Work instructions:
The records below are to be quoted in full; please keep every word exact.

Input data:
===
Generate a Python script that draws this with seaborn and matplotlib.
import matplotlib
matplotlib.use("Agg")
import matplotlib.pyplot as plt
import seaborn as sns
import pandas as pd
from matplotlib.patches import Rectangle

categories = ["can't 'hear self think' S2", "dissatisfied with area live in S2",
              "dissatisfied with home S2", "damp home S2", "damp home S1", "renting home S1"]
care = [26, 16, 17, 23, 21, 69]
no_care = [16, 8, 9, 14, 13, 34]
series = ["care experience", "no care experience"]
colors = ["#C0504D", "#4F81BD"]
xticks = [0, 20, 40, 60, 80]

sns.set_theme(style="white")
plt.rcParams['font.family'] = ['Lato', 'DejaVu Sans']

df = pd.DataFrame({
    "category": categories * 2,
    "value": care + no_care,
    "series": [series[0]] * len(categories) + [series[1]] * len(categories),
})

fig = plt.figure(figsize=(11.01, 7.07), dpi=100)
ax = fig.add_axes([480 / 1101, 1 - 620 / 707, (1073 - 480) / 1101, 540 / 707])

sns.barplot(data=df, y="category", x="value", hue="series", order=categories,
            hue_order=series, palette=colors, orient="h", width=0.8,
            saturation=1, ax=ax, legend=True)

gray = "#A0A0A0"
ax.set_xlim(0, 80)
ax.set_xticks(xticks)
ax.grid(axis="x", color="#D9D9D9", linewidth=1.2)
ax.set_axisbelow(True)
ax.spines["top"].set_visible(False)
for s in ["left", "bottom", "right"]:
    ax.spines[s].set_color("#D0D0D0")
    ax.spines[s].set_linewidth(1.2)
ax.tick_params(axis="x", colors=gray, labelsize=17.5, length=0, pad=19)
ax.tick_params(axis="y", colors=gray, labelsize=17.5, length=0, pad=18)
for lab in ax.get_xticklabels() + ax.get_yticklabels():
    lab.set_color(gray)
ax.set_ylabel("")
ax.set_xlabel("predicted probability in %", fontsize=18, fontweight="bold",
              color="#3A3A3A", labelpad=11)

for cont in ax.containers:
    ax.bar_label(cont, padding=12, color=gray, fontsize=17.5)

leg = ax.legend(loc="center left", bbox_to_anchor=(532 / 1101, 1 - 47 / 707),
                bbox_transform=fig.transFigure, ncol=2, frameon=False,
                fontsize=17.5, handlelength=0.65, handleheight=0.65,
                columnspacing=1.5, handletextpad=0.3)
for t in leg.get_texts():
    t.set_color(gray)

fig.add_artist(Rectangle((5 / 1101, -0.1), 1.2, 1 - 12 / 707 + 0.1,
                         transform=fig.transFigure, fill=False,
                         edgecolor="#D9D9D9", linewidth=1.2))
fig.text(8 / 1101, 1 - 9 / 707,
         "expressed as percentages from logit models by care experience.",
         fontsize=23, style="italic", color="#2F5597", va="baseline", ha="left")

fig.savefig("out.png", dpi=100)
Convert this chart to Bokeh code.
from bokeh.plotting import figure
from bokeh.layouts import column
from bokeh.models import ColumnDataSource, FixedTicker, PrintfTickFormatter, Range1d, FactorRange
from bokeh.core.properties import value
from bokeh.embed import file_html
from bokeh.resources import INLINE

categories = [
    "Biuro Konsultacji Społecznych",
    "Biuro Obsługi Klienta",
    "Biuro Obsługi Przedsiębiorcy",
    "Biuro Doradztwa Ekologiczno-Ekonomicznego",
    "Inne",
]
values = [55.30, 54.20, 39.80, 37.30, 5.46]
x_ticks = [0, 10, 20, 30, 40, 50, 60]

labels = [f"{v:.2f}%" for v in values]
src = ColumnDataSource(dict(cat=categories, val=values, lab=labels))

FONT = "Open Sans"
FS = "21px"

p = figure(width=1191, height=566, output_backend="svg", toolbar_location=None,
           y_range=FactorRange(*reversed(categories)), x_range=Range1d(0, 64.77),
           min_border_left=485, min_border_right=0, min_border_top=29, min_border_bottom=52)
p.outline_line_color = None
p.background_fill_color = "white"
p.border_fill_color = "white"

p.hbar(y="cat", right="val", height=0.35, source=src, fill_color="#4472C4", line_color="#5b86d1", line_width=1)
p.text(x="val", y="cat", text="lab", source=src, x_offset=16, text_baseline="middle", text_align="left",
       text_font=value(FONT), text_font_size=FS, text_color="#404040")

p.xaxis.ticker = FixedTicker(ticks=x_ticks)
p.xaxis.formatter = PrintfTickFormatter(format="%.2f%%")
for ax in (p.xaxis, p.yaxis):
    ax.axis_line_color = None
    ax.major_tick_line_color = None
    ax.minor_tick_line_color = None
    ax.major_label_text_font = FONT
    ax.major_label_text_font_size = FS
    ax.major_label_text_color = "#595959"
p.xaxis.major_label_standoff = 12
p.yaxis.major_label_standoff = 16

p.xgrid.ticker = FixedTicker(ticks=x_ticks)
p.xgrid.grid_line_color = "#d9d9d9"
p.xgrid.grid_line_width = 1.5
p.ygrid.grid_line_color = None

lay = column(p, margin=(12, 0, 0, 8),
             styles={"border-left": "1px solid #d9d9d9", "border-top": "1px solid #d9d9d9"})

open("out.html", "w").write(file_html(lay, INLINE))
===
Result below:
Generate a Python script that draws this with seaborn and matplotlib.
import matplotlib
matplotlib.use("Agg")
import matplotlib.pyplot as plt
import seaborn as sns
import pandas as pd
from matplotlib.patches import Rectangle

categories = ["can't 'hear self think' S2", "dissatisfied with area live in S2",
              "dissatisfied with home S2", "damp home S2", "damp home S1", "renting home S1"]
care = [26, 16, 17, 23, 21, 69]
no_care = [16, 8, 9, 14, 13, 34]
series = ["care experience", "no care experience"]
colors = ["#C0504D", "#4F81BD"]
xticks = [0, 20, 40, 60, 80]

sns.set_theme(style="white")
plt.rcParams['font.family'] = ['Lato', 'DejaVu Sans']

df = pd.DataFrame({
    "category": categories * 2,
    "value": care + no_care,
    "series": [series[0]] * len(categories) + [series[1]] * len(categories),
})

fig = plt.figure(figsize=(11.01, 7.07), dpi=100)
ax = fig.add_axes([480 / 1101, 1 - 620 / 707, (1073 - 480) / 1101, 540 / 707])

sns.barplot(data=df, y="category", x="value", hue="series", order=categories,
            hue_order=series, palette=colors, orient="h", width=0.8,
            saturation=1, ax=ax, legend=True)

gray = "#A0A0A0"
ax.set_xlim(0, 80)
ax.set_xticks(xticks)
ax.grid(axis="x", color="#D9D9D9", linewidth=1.2)
ax.set_axisbelow(True)
ax.spines["top"].set_visible(False)
for s in ["left", "bottom", "right"]:
    ax.spines[s].set_color("#D0D0D0")
    ax.spines[s].set_linewidth(1.2)
ax.tick_params(axis="x", colors=gray, labelsize=17.5, length=0, pad=19)
ax.tick_params(axis="y", colors=gray, labelsize=17.5, length=0, pad=18)
for lab in ax.get_xticklabels() + ax.get_yticklabels():
    lab.set_color(gray)
ax.set_ylabel("")
ax.set_xlabel("predicted probability in %", fontsize=18, fontweight="bold",
              color="#3A3A3A", labelpad=11)

for cont in ax.containers:
    ax.bar_label(cont, padding=12, color=gray, fontsize=17.5)

leg = ax.legend(loc="center left", bbox_to_anchor=(532 / 1101, 1 - 47 / 707),
                bbox_transform=fig.transFigure, ncol=2, frameon=False,
                fontsize=17.5, handlelength=0.65, handleheight=0.65,
                columnspacing=1.5, handletextpad=0.3)
for t in leg.get_texts():
    t.set_color(gray)

fig.add_artist(Rectangle((5 / 1101, -0.1), 1.2, 1 - 12 / 707 + 0.1,
                         transform=fig.transFigure, fill=False,
                         edgecolor="#D9D9D9", linewidth=1.2))
fig.text(8 / 1101, 1 - 9 / 707,
         "expressed as percentages from logit models by care experience.",
         fontsize=23, style="italic", color="#2F5597", va="baseline", ha="left")

fig.savefig("out.png", dpi=100)
Convert this chart to Bokeh code.
from bokeh.plotting import figure
from bokeh.layouts import column
from bokeh.models import ColumnDataSource, FixedTicker, PrintfTickFormatter, Range1d, FactorRange
from bokeh.core.properties import value
from bokeh.embed import file_html
from bokeh.resources import INLINE

categories = [
    "Biuro Konsultacji Społecznych",
    "Biuro Obsługi Klienta",
    "Biuro Obsługi Przedsiębiorcy",
    "Biuro Doradztwa Ekologiczno-Ekonomicznego",
    "Inne",
]
values = [55.30, 54.20, 39.80, 37.30, 5.46]
x_ticks = [0, 10, 20, 30, 40, 50, 60]

labels = [f"{v:.2f}%" for v in values]
src = ColumnDataSource(dict(cat=categories, val=values, lab=labels))

FONT = "Open Sans"
FS = "21px"

p = figure(width=1191, height=566, output_backend="svg", toolbar_location=None,
           y_range=FactorRange(*reversed(categories)), x_range=Range1d(0, 64.77),
           min_border_left=485, min_border_right=0, min_border_top=29, min_border_bottom=52)
p.outline_line_color = None
p.background_fill_color = "white"
p.border_fill_color = "white"

p.hbar(y="cat", right="val", height=0.35, source=src, fill_color="#4472C4", line_color="#5b86d1", line_width=1)
p.text(x="val", y="cat", text="lab", source=src, x_offset=16, text_baseline="middle", text_align="left",
       text_font=value(FONT), text_font_size=FS, text_color="#404040")

p.xaxis.ticker = FixedTicker(ticks=x_ticks)
p.xaxis.formatter = PrintfTickFormatter(format="%.2f%%")
for ax in (p.xaxis, p.yaxis):
    ax.axis_line_color = None
    ax.major_tick_line_color = None
    ax.minor_tick_line_color = None
    ax.major_label_text_font = FONT
    ax.major_label_text_font_size = FS
    ax.major_label_text_color = "#595959"
p.xaxis.major_label_standoff = 12
p.yaxis.major_label_standoff = 16

p.xgrid.ticker = FixedTicker(ticks=x_ticks)
p.xgrid.grid_line_color = "#d9d9d9"
p.xgrid.grid_line_width = 1.5
p.ygrid.grid_line_color = None

lay = column(p, margin=(12, 0, 0, 8),
             styles={"border-left": "1px solid #d9d9d9", "border-top": "1px solid #d9d9d9"})

open("out.html", "w").write(file_html(lay, INLINE))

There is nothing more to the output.